As Roy says, Tagore worried about the future of his brainchild and had asked Mahatma Gandhi to be its mentor, and when the latter interceded with Jawaharlal Nehru, the Visva-Bharati Act was adopted in 1951, making it a Central university and an institution of national importance. A letter which Tagore had written in 1933 showed that he was quite anguished about the “diminished means” at his command to even run it.
This two-page letter, dated 20 November 1933, was sent to K Tatachari, a lawyer-patriot in Hyderbabad who was waging his battles for freedom from the Nizam’s rule and had been externed to Kurnool across the Tungabhadra River, the border between Rayalseema and the then Hyderabad State. Late Tatachari’s family had been in its possession till some 30 years back.
Tagore wrote, “I can assure my countrymen that I have done all that has lain in my power to do and therefore have the right to claim help from them by relieving me from a burden that is daily growing to be painful for me to bear. Year after year am called upon to meet large deficits from my nearly exhausted resources, supplemented by casual donations.”

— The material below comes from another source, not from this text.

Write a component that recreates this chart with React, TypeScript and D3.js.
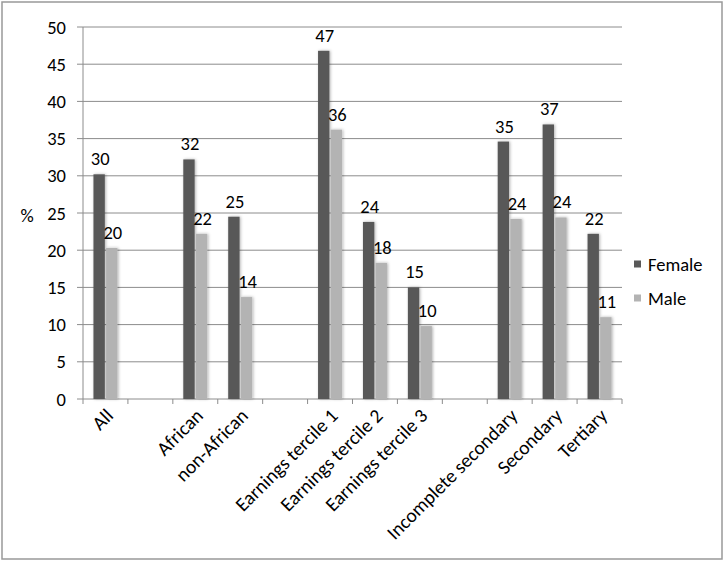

These, he pointed out, were “collected at the risk of my health, and of utter neglect of my vocation as a literary man. At last we are driven to curtail the expenditure of our Institution almost to the verge of mutilating some of its important features”. He wanted to be “relieved of the anxiety and unhappiness caused by such dismemberment of my work” and he was happy some friends had “undertaken to realise funds on behalf of the Institution”.
Since it is no more—and has not been since the 1951 Act—an institution dependent only on the strained resources of its founder-president, lack of funds is not the cause of its stagnation or even decline but lack of imagination and commitment is. His dream of Visva-Bharati being a “meeting place of races cultural co-operation” and aspirations to be “an intellectual and spiritual guest-house of India” to cultures of all countries and India now is in worse than tatters.
Tagore gave his all, as is known to his followers and historians, and now buttressed by the content of this letter but as Roy says, what was conceived by him and achieved, and what was sought to be protected by Gandhi’s intervention and Nehru’s enactment of the Act, and what is currently its state are miles apart. Probably the intent and the reality bear no resemblance.
It is now a university, but for its past, which has formal courses, when Tagore wanted “call them (students) away from the dead enclosure of classes into a sympathetic relationship with nature and life, to help them grow in an atmosphere of creative and social activity and discipline them by the responsibility of freedom”. Roy confirms that while the institution Tagore built remains in its charter and buildings, his noble aspiration has been buried. Tagore does not deserve this.